▶ Exercise task
Only the number is wanted: count the lines that include the word "this".

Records
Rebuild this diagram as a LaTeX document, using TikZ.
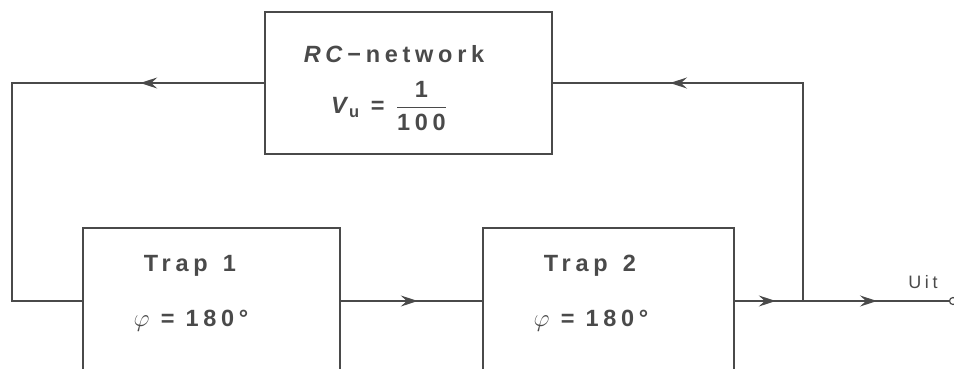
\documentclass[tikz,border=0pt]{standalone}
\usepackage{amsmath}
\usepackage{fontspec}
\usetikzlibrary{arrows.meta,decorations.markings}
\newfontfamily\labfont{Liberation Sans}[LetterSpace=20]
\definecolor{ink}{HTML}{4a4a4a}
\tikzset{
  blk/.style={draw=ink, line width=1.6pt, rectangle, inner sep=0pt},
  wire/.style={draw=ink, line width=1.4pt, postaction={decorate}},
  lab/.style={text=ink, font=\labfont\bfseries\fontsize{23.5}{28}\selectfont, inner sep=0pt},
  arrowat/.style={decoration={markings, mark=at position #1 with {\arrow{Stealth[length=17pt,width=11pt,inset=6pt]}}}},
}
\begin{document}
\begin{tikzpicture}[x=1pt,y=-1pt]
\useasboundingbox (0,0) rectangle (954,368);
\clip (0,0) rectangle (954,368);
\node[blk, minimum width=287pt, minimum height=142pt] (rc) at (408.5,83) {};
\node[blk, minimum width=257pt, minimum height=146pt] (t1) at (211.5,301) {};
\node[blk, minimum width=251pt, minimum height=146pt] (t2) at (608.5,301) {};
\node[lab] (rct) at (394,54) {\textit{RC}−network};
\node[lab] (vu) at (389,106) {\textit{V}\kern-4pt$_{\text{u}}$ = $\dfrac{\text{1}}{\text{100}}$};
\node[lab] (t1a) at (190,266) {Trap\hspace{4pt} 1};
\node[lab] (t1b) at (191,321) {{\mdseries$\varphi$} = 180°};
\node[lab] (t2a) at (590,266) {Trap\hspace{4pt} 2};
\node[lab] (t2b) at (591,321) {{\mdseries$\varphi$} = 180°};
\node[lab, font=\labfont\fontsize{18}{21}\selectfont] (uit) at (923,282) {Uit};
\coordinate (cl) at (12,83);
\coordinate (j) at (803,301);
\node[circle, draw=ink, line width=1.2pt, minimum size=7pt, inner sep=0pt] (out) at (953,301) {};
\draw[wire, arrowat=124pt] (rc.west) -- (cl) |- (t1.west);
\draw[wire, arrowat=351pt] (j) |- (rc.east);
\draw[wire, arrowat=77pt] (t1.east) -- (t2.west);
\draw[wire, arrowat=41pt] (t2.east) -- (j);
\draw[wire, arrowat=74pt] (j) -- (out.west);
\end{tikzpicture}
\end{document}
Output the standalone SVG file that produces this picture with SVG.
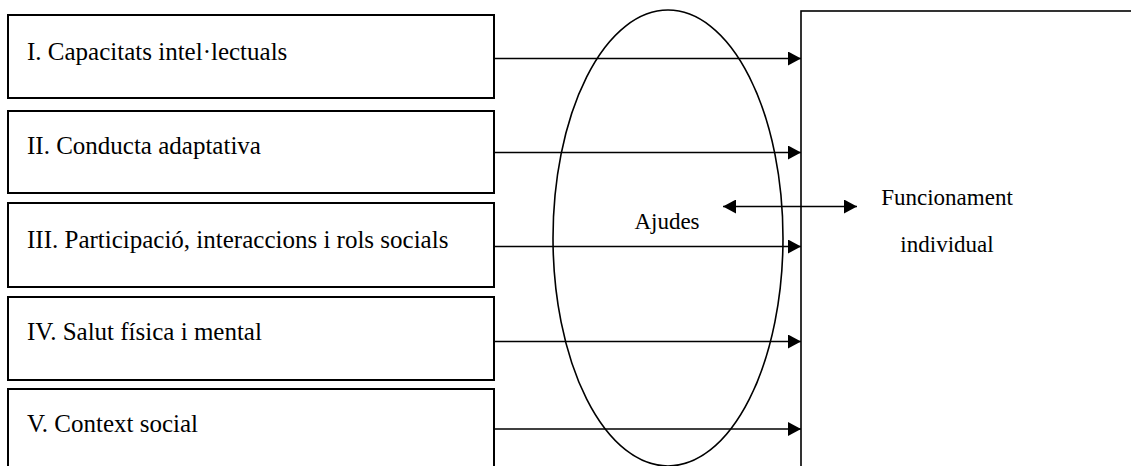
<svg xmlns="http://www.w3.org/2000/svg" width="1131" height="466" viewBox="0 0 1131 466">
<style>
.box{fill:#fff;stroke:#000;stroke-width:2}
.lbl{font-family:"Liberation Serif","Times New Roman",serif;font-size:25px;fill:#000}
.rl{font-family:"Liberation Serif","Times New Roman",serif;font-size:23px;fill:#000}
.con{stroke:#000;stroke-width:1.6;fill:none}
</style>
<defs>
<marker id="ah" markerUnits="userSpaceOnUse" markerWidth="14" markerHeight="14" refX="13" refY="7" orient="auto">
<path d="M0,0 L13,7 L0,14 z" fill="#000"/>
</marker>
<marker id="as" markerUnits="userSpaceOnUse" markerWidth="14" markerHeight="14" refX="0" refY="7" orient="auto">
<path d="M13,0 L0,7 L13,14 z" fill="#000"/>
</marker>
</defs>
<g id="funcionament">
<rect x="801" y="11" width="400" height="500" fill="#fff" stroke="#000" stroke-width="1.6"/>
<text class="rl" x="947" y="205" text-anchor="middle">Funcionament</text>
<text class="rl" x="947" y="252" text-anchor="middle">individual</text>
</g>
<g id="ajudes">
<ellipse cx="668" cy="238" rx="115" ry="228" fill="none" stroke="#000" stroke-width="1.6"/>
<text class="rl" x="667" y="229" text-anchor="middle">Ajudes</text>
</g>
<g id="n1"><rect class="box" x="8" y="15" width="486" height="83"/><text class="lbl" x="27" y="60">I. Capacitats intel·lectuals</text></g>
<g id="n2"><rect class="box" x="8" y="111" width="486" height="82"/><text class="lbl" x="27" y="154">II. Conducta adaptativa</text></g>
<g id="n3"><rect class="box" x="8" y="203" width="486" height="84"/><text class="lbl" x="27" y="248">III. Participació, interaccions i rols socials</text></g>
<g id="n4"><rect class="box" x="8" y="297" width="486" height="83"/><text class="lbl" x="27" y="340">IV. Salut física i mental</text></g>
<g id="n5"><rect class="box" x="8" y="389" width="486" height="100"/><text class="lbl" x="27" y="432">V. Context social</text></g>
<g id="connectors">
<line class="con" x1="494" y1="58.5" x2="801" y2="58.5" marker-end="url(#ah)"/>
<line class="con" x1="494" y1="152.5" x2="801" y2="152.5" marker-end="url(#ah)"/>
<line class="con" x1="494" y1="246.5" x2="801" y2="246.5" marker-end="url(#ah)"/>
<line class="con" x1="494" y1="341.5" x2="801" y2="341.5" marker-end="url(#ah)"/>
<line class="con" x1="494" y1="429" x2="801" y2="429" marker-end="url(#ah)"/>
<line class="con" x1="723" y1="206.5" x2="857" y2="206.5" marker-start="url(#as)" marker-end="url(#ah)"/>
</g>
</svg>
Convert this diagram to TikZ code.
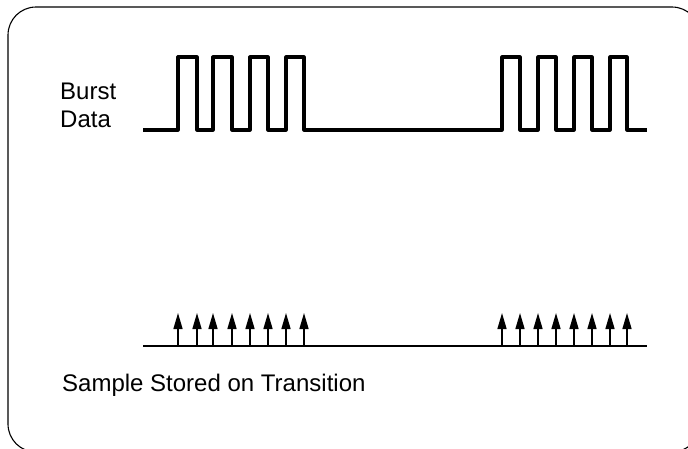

▶ Correct answer
3